Heathrow has issued the following statement: “The Court of Appeal dismissed all appeals against the government – including on “noise” and “air quality” – apart from one which is eminently fixable.

“We will appeal to the Supreme Court on this one issue and are confident that we will be successful. In the meantime, we are ready to work with the government to fix the issue that the court has raised.

“Heathrow has taken a lead in getting the UK aviation sector to commit to a plan to get to Net Zero emissions by 2050, in line with the Paris Accord. Expanding Heathrow, Britain’s biggest port and only hub, is essential to achieving the Prime Minister’s vision of Global Britain.

“We will get it done the right way, without jeopardising the planet’s future. Let’s get Heathrow done.”

Commenting on this morning’s ruling, partner and head of planning and environment at international law firm Taylor Wessing, Al Watson, said: “In my view, this was perhaps to be expected. Delivery of a major project is all about timing, and there has been too many conflicting factors in play during this policy planning process.

“Amidst the timing of the previous government’s decision to go for carbon neutral in the economy by 2050, combined with the new Conservative government with a PM and his long history of opposing Heathrow.

“The emerging science on climate crisis, the timing for promoting and obtaining consent. Delivering a third runway at Heathrow may well have gone, and forever.”

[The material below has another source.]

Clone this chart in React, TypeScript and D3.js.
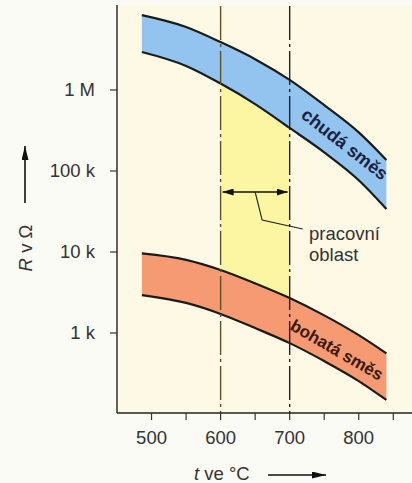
import { useEffect, useRef } from "react";
import * as d3 from "d3";

// temperature points (°C) where the band edges were read
const temps = [486, 550, 600, 650, 700, 750, 800, 840];
// lean mixture (chudá směs), resistance in ohm
const leanUpper = [8.4e6, 6.0e6, 3.9e6, 2.4e6, 1.33e6, 6.5e5, 3.0e5, 1.37e5];
const leanLower = [2.94e6, 1.98e6, 1.2e6, 6.7e5, 3.4e5, 1.7e5, 7.7e4, 3.4e4];
// rich mixture (bohatá směs)
const richUpper = [9.6e3, 8.0e3, 6.0e3, 4.1e3, 2.7e3, 1.65e3, 9.4e2, 5.6e2];
const richLower = [2.94e3, 2.35e3, 1.72e3, 1.15e3, 7.5e2, 4.5e2, 2.55e2, 1.49e2];

const xTicksMajor = [500, 600, 700, 800];
const xTicksMinor = [550, 650, 750, 850];
const yTicks = [1e3, 1e4, 1e5, 1e6];
const yTickLabels = ["1 k", "10 k", "100 k", "1 M"];
const workRange = [600, 700];

export default function App() {
  const ref = useRef<SVGSVGElement | null>(null);

  useEffect(() => {
    if (!ref.current) return;
    const W = 412;
    const H = 483;
    const font = "'Liberation Sans', Arial, sans-serif";

    const svg = d3.select(ref.current);
    svg.selectAll("*").remove();

    const x = d3.scaleLinear().domain([450, 880]).range([117, 414]);
    const y = d3.scaleLog().domain([100, 1.12e7]).range([414, 5]);
    const bottom = 413;

    const defs = svg.append("defs");
    defs.append("clipPath").attr("id", "work")
      .append("rect")
      .attr("x", x(workRange[0]))
      .attr("y", 0)
      .attr("width", x(workRange[1]) - x(workRange[0]))
      .attr("height", H);

    // page + plot background
    svg.append("rect").attr("width", W).attr("height", H).attr("fill", "#fbfbf6");
    svg.append("rect")
      .attr("x", x(450)).attr("y", y(1.12e7))
      .attr("width", W - x(450)).attr("height", bottom - y(1.12e7))
      .attr("fill", "#fdf9e5");

    const rows = temps.map((t, i) => ({
      t, lu: leanUpper[i], ll: leanLower[i], ru: richUpper[i], rl: richLower[i],
    }));
    const curve = d3.curveMonotoneX;

    // working region (yellow) between the bands
    svg.append("path")
      .datum(rows)
      .attr("clip-path", "url(#work)")
      .attr("fill", "#fcf6a2")
      .attr("d", d3.area<any>().x(d => x(d.t)).y0(d => y(d.ru)).y1(d => y(d.ll)).curve(curve));

    // bands
    const band = (lo: string, hi: string, fill: string) => {
      svg.append("path")
        .datum(rows)
        .attr("fill", fill)
        .attr("d", d3.area<any>().x(d => x(d.t)).y0(d => y(d[lo])).y1(d => y(d[hi])).curve(curve));
      [lo, hi].forEach(k => {
        svg.append("path")
          .datum(rows)
          .attr("fill", "none")
          .attr("stroke", "#1b1b1b")
          .attr("stroke-width", 2.2)
          .attr("d", d3.line<any>().x(d => x(d.t)).y(d => y(d[k])).curve(curve));
      });
    };
    band("ll", "lu", "#92c4ef");
    band("rl", "ru", "#f59a72");

    // dash-dot boundary lines
    workRange.forEach((t, i) => {
      svg.append("line")
        .attr("x1", x(t)).attr("x2", x(t))
        .attr("y1", 6).attr("y2", bottom)
        .attr("stroke", i === 0 ? "#5c5326" : "#222")
        .attr("stroke-width", 1.4)
        .attr("stroke-dasharray", "34,4,3,4");
    });

    // axes
    const gx = svg.append("g").attr("transform", `translate(0,${bottom})`);
    gx.append("line").attr("x1", x(450)).attr("x2", W).attr("stroke", "#222").attr("stroke-width", 1.4);
    [...xTicksMajor, ...xTicksMinor].forEach(t => {
      gx.append("line").attr("x1", x(t)).attr("x2", x(t)).attr("y1", 0).attr("y2", 7)
        .attr("stroke", "#333").attr("stroke-width", 1.2);
    });
    xTicksMajor.forEach(t => {
      gx.append("text").attr("x", x(t)).attr("y", 31)
        .attr("text-anchor", "middle").attr("font-family", font).attr("font-size", 18.5)
        .attr("fill", "#333").text(String(t));
    });

    const gy = svg.append("g").attr("transform", `translate(${x(450)},0)`);
    gy.append("line").attr("y1", y(1.12e7)).attr("y2", bottom).attr("stroke", "#222").attr("stroke-width", 1.4);
    yTicks.forEach((v, i) => {
      gy.append("line").attr("x1", -7).attr("x2", 0).attr("y1", y(v)).attr("y2", y(v))
        .attr("stroke", "#333").attr("stroke-width", 1.2);
      gy.append("text").attr("x", -22).attr("y", y(v)).attr("dy", "0.35em")
        .attr("text-anchor", "end").attr("font-family", font).attr("font-size", 18.5)
        .attr("fill", "#333").text(yTickLabels[i]);
    });

    // axis titles with arrows
    defs.append("marker").attr("id", "ah")
      .attr("viewBox", "0 0 11 7").attr("refX", 11).attr("refY", 3.5)
      .attr("markerWidth", 11).attr("markerHeight", 7).attr("markerUnits", "userSpaceOnUse")
      .attr("orient", "auto-start-reverse")
      .append("path").attr("d", "M0,0L11,3.5L0,7Z").attr("fill", "#111");
    defs.append("marker").attr("id", "big")
      .attr("viewBox", "0 0 14 7").attr("refX", 14).attr("refY", 3.5)
      .attr("markerWidth", 14).attr("markerHeight", 7).attr("markerUnits", "userSpaceOnUse")
      .attr("orient", "auto")
      .append("path").attr("d", "M0,0L14,3.5L0,7Z").attr("fill", "#111");

    const yt = svg.append("text")
      .attr("transform", `translate(32,248) rotate(-90)`)
      .attr("text-anchor", "middle").attr("font-family", font).attr("font-size", 18.5).attr("fill", "#333");
    yt.append("tspan").attr("font-style", "italic").text("R");
    yt.append("tspan").text(" v Ω");
    svg.append("line").attr("x1", 25).attr("x2", 25).attr("y1", 203).attr("y2", 146)
      .attr("stroke", "#111").attr("stroke-width", 1.6).attr("marker-end", "url(#big)");

    const xt = svg.append("text").attr("x", 194).attr("y", 480)
      .attr("font-family", font).attr("font-size", 18.5).attr("fill", "#333");
    xt.append("tspan").attr("font-style", "italic").text("t");
    xt.append("tspan").text(" ve °C");
    svg.append("line").attr("x1", 268).attr("x2", 326).attr("y1", 475).attr("y2", 475)
      .attr("stroke", "#111").attr("stroke-width", 1.6).attr("marker-end", "url(#big)");

    // working range annotation
    const ay = 192;
    svg.append("line")
      .attr("x1", x(workRange[0]) + 2).attr("x2", x(workRange[1]) - 2)
      .attr("y1", ay).attr("y2", ay)
      .attr("stroke", "#111").attr("stroke-width", 1.3)
      .attr("marker-start", "url(#ah)").attr("marker-end", "url(#ah)");
    const mid = (x(workRange[0]) + x(workRange[1])) / 2;
    svg.append("path")
      .attr("d", `M${mid},${ay}L${mid + 7},${ay + 28}L${x(workRange[1]) + 13},${ay + 37}`)
      .attr("fill", "none").attr("stroke", "#222").attr("stroke-width", 1.1);
    ["pracovní", "oblast"].forEach((s, i) => {
      svg.append("text").attr("x", 309).attr("y", 240 + i * 21)
        .attr("font-family", font).attr("font-size", 18.5).attr("fill", "#333").text(s);
    });

    // band labels
    svg.append("text")
      .attr("transform", `translate(341,149) rotate(38)`)
      .attr("text-anchor", "middle").attr("font-family", font).attr("font-size", 18)
      .attr("font-weight", "bold").attr("fill", "#1c2142").text("chudá směs");
    svg.append("text")
      .attr("transform", `translate(334,355) rotate(30)`)
      .attr("text-anchor", "middle").attr("font-family", font).attr("font-size", 17)
      .attr("font-weight", "bold").attr("fill", "#3a1810").text("bohatá směs");
  }, []);

  return (
    <svg
      ref={ref}
      width={412}
      height={483}
      style={{ position: "absolute", left: 0, top: 0, display: "block" }}
    />
  );
}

But he noted that “we’ve been here before”, citing announcements going back to 2003, between then and 2010, then again from 2016 through until 2020.

“R3 has had a policy of support. But government policy does not build anything; project teams and infrastructure kit does,” added Watson.

“So what now? The other airports in the London airport system need to understand how their expansion plans need to take up demand that cannot be met entirely at Heathrow.

“The government now needs to take its own advice on what to do next. Does it go to the Supreme Court or to the PM to shrug his shoulders and tacitly accept the defeat he appears to have wanted?”

Heathrow Hub, which has always supported the extention of the airport’s northern runway as opposed to a new third runway, is more definite in its response to today’s news, claiming that “it is effectively dead”.

Jock Lowe of Heathrow Hub said: “This is our ‘we told you so’ moment. There was always a huge risk that the unnecessarily complicated and expensive third runway would fail on environmental grounds and that Boris Johnson would stop it, and so it has proved.

“There is only one realistic solution to Heathrow expansion – our cheaper, greener, simpler, quicker and quieter proposal to make the most of the existing assets by extending the northern runway.”